SHORT EXERCISE => Set down the material below word for word, excluding the pictures.

PROVIDED DATA =>
## Begin

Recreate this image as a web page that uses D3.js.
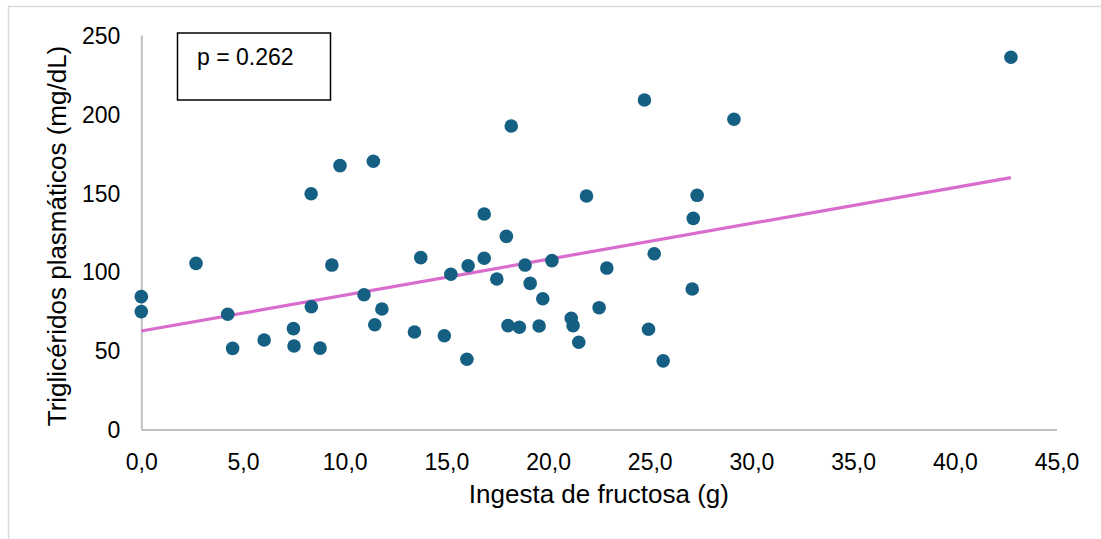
<!DOCTYPE html>
<html>
<head>
<meta charset="utf-8">
<script src="https://cdn.jsdelivr.net/npm/d3@7"></script>
<style>
  body { margin: 0; background: #fff; }
  svg { display: block; font-family: "Liberation Sans", Arial, sans-serif; }
</style>
</head>
<body>
<svg id="chart" width="1101" height="539"></svg>
<script>
// fructose intake (g) and plasma triglycerides (mg/dL)
var fructosa = [
  0.0, 0.0, 2.69, 4.25, 4.49, 6.04, 7.48, 7.51, 8.35, 8.36, 8.79, 9.37, 9.77,
  10.95, 11.41, 11.48, 11.83, 13.43, 13.74, 14.90, 15.22, 16.01, 16.07, 16.86,
  16.86, 17.48, 17.95, 18.03, 18.19, 18.59, 18.87, 19.12, 19.56, 19.74, 20.19,
  21.14, 21.23, 21.51, 21.89, 22.51, 22.89, 24.74, 24.94, 25.22, 25.66, 27.09,
  27.14, 27.33, 29.14, 42.76
];
var trigliceridos = [
  84.2, 74.7, 105.3, 73.0, 51.4, 56.7, 63.9, 52.9, 149.4, 77.8, 51.6, 104.2, 167.2,
  85.4, 170.0, 66.4, 76.4, 61.8, 108.9, 59.4, 98.4, 44.5, 103.8, 136.6,
  108.5, 95.4, 122.4, 65.8, 192.3, 64.8, 104.2, 92.6, 65.6, 82.9, 107.0,
  70.5, 65.8, 55.3, 148.0, 77.2, 102.3, 208.8, 63.5, 111.4, 43.5, 89.0,
  133.8, 148.4, 196.6, 235.9
];
// linear trend line end points
var tendenciaX = [0, 42.76];
var tendenciaY = [62.4, 159.6];

var xTicks = [0, 5, 10, 15, 20, 25, 30, 35, 40, 45];
var yTicks = [0, 50, 100, 150, 200, 250];
var pTexto = "p = 0.262";

var svg = d3.select("#chart");

// outer chart frame
svg.append("rect")
  .attr("x", 8.5).attr("y", 6.5)
  .attr("width", 1120).attr("height", 560)
  .attr("fill", "none").attr("stroke", "#d9d9d9").attr("stroke-width", 1.5);

var x = d3.scaleLinear().domain([0, 45]).range([141.3, 1056.5]);
var y = d3.scaleLinear().domain([0, 250]).range([429.5, 35]);

var fmt = function(d){ return d3.format(".1f")(d).replace(".", ","); };

// axes (lines only, no ticks)
var xAxis = svg.append("g")
  .attr("transform", "translate(0," + y(0) + ")")
  .call(d3.axisBottom(x).tickValues(xTicks).tickFormat(fmt).tickSize(0).tickPadding(24));
var yAxis = svg.append("g")
  .attr("transform", "translate(" + x(0) + ",0)")
  .call(d3.axisLeft(y).tickValues(yTicks).tickSize(0).tickPadding(21));

[xAxis, yAxis].forEach(function(g){
  g.select(".domain").attr("stroke", "#bfbfbf").attr("stroke-width", 2);
  g.selectAll("text").attr("font-size", 23).attr("fill", "#000")
    .attr("font-family", "Liberation Sans, Arial, sans-serif");
});
xAxis.selectAll("text").attr("dy", "0.71em");
yAxis.selectAll("text").attr("dy", "0.36em");

// trend line
svg.append("line")
  .attr("x1", x(tendenciaX[0])).attr("y1", y(tendenciaY[0]))
  .attr("x2", x(tendenciaX[1])).attr("y2", y(tendenciaY[1]))
  .attr("stroke", "#d86dcd").attr("stroke-width", 3.2);

// points
svg.append("g").selectAll("circle")
  .data(fructosa)
  .join("circle")
  .attr("cx", function(d){ return x(d); })
  .attr("cy", function(d, i){ return y(trigliceridos[i]); })
  .attr("r", 6.8)
  .attr("fill", "#156082");

// p value box
svg.append("rect")
  .attr("x", 177.5).attr("y", 33)
  .attr("width", 153).attr("height", 67)
  .attr("fill", "#fff").attr("stroke", "#000").attr("stroke-width", 1.5);
svg.append("text")
  .attr("x", 197).attr("y", 65)
  .attr("font-size", 23)
  .text(pTexto);

// axis titles
svg.append("text")
  .attr("x", (x(0) + x(45)) / 2).attr("y", 503)
  .attr("text-anchor", "middle")
  .attr("font-size", 26)
  .text("Ingesta de fructosa (g)");
svg.append("text")
  .attr("transform", "translate(66,236) rotate(-90)")
  .attr("text-anchor", "middle")
  .attr("font-size", 26)
  .text("Triglicéridos plasmáticos (mg/dL)");
</script>
</body>
</html>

## End

SOLUTION TO THE PROBLEM =>
Recreate this image as a web page that uses D3.js.
<!DOCTYPE html>
<html>
<head>
<meta charset="utf-8">
<script src="https://cdn.jsdelivr.net/npm/d3@7"></script>
<style>
  body { margin: 0; background: #fff; }
  svg { display: block; font-family: "Liberation Sans", Arial, sans-serif; }
</style>
</head>
<body>
<svg id="chart" width="1101" height="539"></svg>
<script>
// fructose intake (g) and plasma triglycerides (mg/dL)
var fructosa = [
  0.0, 0.0, 2.69, 4.25, 4.49, 6.04, 7.48, 7.51, 8.35, 8.36, 8.79, 9.37, 9.77,
  10.95, 11.41, 11.48, 11.83, 13.43, 13.74, 14.90, 15.22, 16.01, 16.07, 16.86,
  16.86, 17.48, 17.95, 18.03, 18.19, 18.59, 18.87, 19.12, 19.56, 19.74, 20.19,
  21.14, 21.23, 21.51, 21.89, 22.51, 22.89, 24.74, 24.94, 25.22, 25.66, 27.09,
  27.14, 27.33, 29.14, 42.76
];
var trigliceridos = [
  84.2, 74.7, 105.3, 73.0, 51.4, 56.7, 63.9, 52.9, 149.4, 77.8, 51.6, 104.2, 167.2,
  85.4, 170.0, 66.4, 76.4, 61.8, 108.9, 59.4, 98.4, 44.5, 103.8, 136.6,
  108.5, 95.4, 122.4, 65.8, 192.3, 64.8, 104.2, 92.6, 65.6, 82.9, 107.0,
  70.5, 65.8, 55.3, 148.0, 77.2, 102.3, 208.8, 63.5, 111.4, 43.5, 89.0,
  133.8, 148.4, 196.6, 235.9
];
// linear trend line end points
var tendenciaX = [0, 42.76];
var tendenciaY = [62.4, 159.6];

var xTicks = [0, 5, 10, 15, 20, 25, 30, 35, 40, 45];
var yTicks = [0, 50, 100, 150, 200, 250];
var pTexto = "p = 0.262";

var svg = d3.select("#chart");

// outer chart frame
svg.append("rect")
  .attr("x", 8.5).attr("y", 6.5)
  .attr("width", 1120).attr("height", 560)
  .attr("fill", "none").attr("stroke", "#d9d9d9").attr("stroke-width", 1.5);

var x = d3.scaleLinear().domain([0, 45]).range([141.3, 1056.5]);
var y = d3.scaleLinear().domain([0, 250]).range([429.5, 35]);

var fmt = function(d){ return d3.format(".1f")(d).replace(".", ","); };

// axes (lines only, no ticks)
var xAxis = svg.append("g")
  .attr("transform", "translate(0," + y(0) + ")")
  .call(d3.axisBottom(x).tickValues(xTicks).tickFormat(fmt).tickSize(0).tickPadding(24));
var yAxis = svg.append("g")
  .attr("transform", "translate(" + x(0) + ",0)")
  .call(d3.axisLeft(y).tickValues(yTicks).tickSize(0).tickPadding(21));

[xAxis, yAxis].forEach(function(g){
  g.select(".domain").attr("stroke", "#bfbfbf").attr("stroke-width", 2);
  g.selectAll("text").attr("font-size", 23).attr("fill", "#000")
    .attr("font-family", "Liberation Sans, Arial, sans-serif");
});
xAxis.selectAll("text").attr("dy", "0.71em");
yAxis.selectAll("text").attr("dy", "0.36em");

// trend line
svg.append("line")
  .attr("x1", x(tendenciaX[0])).attr("y1", y(tendenciaY[0]))
  .attr("x2", x(tendenciaX[1])).attr("y2", y(tendenciaY[1]))
  .attr("stroke", "#d86dcd").attr("stroke-width", 3.2);

// points
svg.append("g").selectAll("circle")
  .data(fructosa)
  .join("circle")
  .attr("cx", function(d){ return x(d); })
  .attr("cy", function(d, i){ return y(trigliceridos[i]); })
  .attr("r", 6.8)
  .attr("fill", "#156082");

// p value box
svg.append("rect")
  .attr("x", 177.5).attr("y", 33)
  .attr("width", 153).attr("height", 67)
  .attr("fill", "#fff").attr("stroke", "#000").attr("stroke-width", 1.5);
svg.append("text")
  .attr("x", 197).attr("y", 65)
  .attr("font-size", 23)
  .text(pTexto);

// axis titles
svg.append("text")
  .attr("x", (x(0) + x(45)) / 2).attr("y", 503)
  .attr("text-anchor", "middle")
  .attr("font-size", 26)
  .text("Ingesta de fructosa (g)");
svg.append("text")
  .attr("transform", "translate(66,236) rotate(-90)")
  .attr("text-anchor", "middle")
  .attr("font-size", 26)
  .text("Triglicéridos plasmáticos (mg/dL)");
</script>
</body>
</html>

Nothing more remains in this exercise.